About Makers’ Day

Created to bring together musicians and makers for a celebration of our instruments

 

When you walk through the doors of Kings Place on Makers’ Day, you’ll be met with the immediate buzz of atmosphere from makers and musicians, meeting, talking and playing as it echoes out across the galleries.

For the whole of the day, you can walk around the galleries and meet makers at their stands where they’ll be displaying currently available instruments. You can discuss your needs, ideas and even trial instruments right where you stand.

To accompany the exhibits, there is an exciting series of concerts, masterclasses and talks happening throughout the day, which you can find the details of on our schedule.

Experience the ancient craft of violin making

 

Whether you are actively seeking to purchase an instrument, or interested in broadening your interest in the violin, Makers’ Day provides the opportunity to see, hear and play instruments from a wide selection of contemporary makers from Britain and overseas, as well as meet the people who make them.

 

The British Violin Making Association

The British Violin Making Association, formed in 1995, is one of the foremost violin making associations in the world. We work to support and promote fellowship between violin family instrument and bow makers by organising events, short courses, networking opportunities and publishing a quarterly magazine.

Learn more


Kings Place

Kings Place is an open, multi-arts venue, presenting an adventurous and critically-acclaimed programme, with words and music at its heart. They are a place where many audiences belong, a place where people connect with their passion and no-one is lost in the crowd.

The BVMA are grateful for their ongoing support of Makers’ Day.

Learn more

About the Kreutzer Quartet

Peter Sheppard Skærved, Mihailo Trandafilovski – Violins

James Sleigh – Viola, Neil Heyde – Cello

Music: David Matthews – Miniatures and Arrangements including –

‘A Prayer’ (World Premiere)

The Kreutzer Quartet have worked with David Matthews for three decades. This collaboration is vitally important to their work, focussed on his (so-far) 18 String Quartets, one of the most significant contributions to the repertoire of any composer.

The Kreutzer Quartet is acclaimed for its adventurous performances and recordings of works from our time and from the great quartet literature. The Quartet has a truly international career, playing at venues ranging from the Concertgebouw, Amsterdam, the Bergen Festspillene to the Venice Biennale and the Aldeburgh Festival. They are particularly proud of their collaboration with the BVMA, which resulted in them begin elected Honorary Members this time last year.

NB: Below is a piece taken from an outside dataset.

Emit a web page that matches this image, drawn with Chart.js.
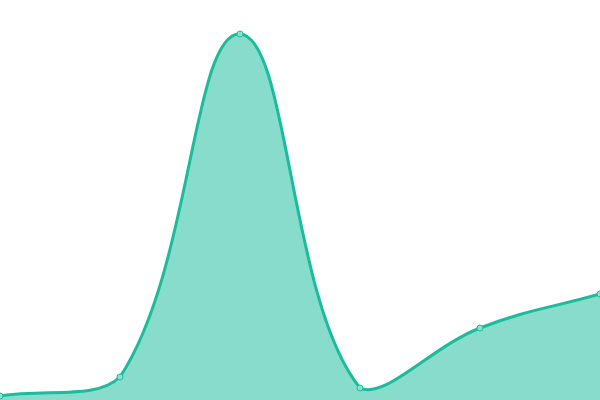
<!DOCTYPE html>
<html><head><meta charset="utf-8">
<script src="https://cdn.jsdelivr.net/npm/chart.js@4"></script>
<style>html,body{margin:0;padding:0;background:#fff}#wrap{width:600px;height:400px}</style>
</head><body><div id="wrap"><canvas id="c"></canvas></div>
<script>
const categories = ["A", "B", "C", "D", "E", "F"];
const seriesValues = [1, 5.75, 91.5, 3, 18, 26.5];
new Chart(document.getElementById('c'), {
  type: 'line',
  data: { labels: categories, datasets: [{
    data: seriesValues,
    borderColor: '#1abc9c',
    backgroundColor: 'rgba(26,188,156,0.52)',
    fill: 'origin',
    tension: 0.4,
    borderWidth: 3,
    pointRadius: 3,
    pointBorderWidth: 1,
    pointBackgroundColor: '#8be0cf',
    pointBorderColor: '#1abc9c'
  }]},
  options: {
    responsive: true, maintainAspectRatio: false, animation: false,
    layout: { padding: 0, autoPadding: false },
    plugins: { legend: { display: false }, tooltip: { enabled: false } },
    scales: {
      x: { display: false, offset: false },
      y: { display: false, min: 0, max: 100 }
    }
  }
});
</script></body></html>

‘The commitment and dedication of these recordings are as one would expect from these performers but there are flashes of brilliance too.’ Gramophone Magazine 2025

‘Das Kreutzer Quartet gehört zur Weltelite.’ Magazin.Klassik.com 2025

‘With a performance of such technical perfection and a superb recording, everything, but everything, is in place.’ Fanfare 2025

 The quartet’s fascination with musical exploration has resulted in cyclic performances and recordings of works ranging from Anton Reicha to Michael Tippett and Roberto Gerhard, on the Metier, Chandos, Guild, Innova, Lorelt, Move, Naxos, New Focus, NMC, Tadzik and Toccata Classics labels.

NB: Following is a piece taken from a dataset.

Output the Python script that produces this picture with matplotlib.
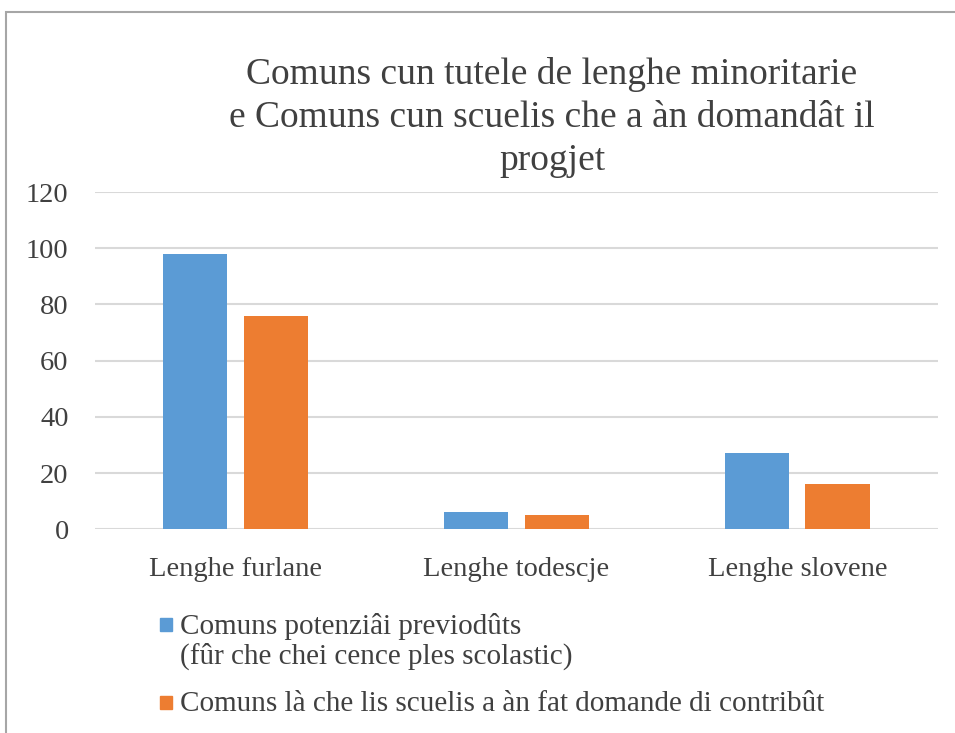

Recently critically acclaimed releases included music by their international collaborating composers of all generations, including Gloria Coates, Robert Saxton, Edward Cowie, Edward Cowie, Joel Jarventausta, and Sadie Harrison, to name just a few. In the next few months, they will be releasing discs of works by Jim Aitchison, David Hackbridge Johnson, David Mattews, David Horne, and Martin Ellerby.

Inspired by their work with the BVMA, the quartet has commissioned new works from an extraordinary group of composers, including Edwin Roxburgh, Mihailo Trandafilovski, David Matthews, Michael Alec Rose, and Sadie Harrison to write works inspired by the dialogue between makers, composers, and players. These will be premiered over the next year.

Other Composers who have written for them include Simon Bainbridge, Gary Carpenter, Jeremy Dale Roberts, Peter Dickinson, Michael Finnissy, Gregory Fritze,  David Gorton, David Hackbridge Jonhnson,  Hafliđi Hallgrímsson, Hans Werner Henze, Michael Hersch, George Holloway, Nicola LeFanu, John McCabe, Paul Pellay, George Rochberg, Poul Ruders, Evis Sammoutis, Elliott Schwartz, Jeremy Thurlow and Jörg Widmann. The Quartet has held residencies at York University, Lund University and Goldsmiths University of London and has have given hundreds of workshops for young composers, in the UK and internationally.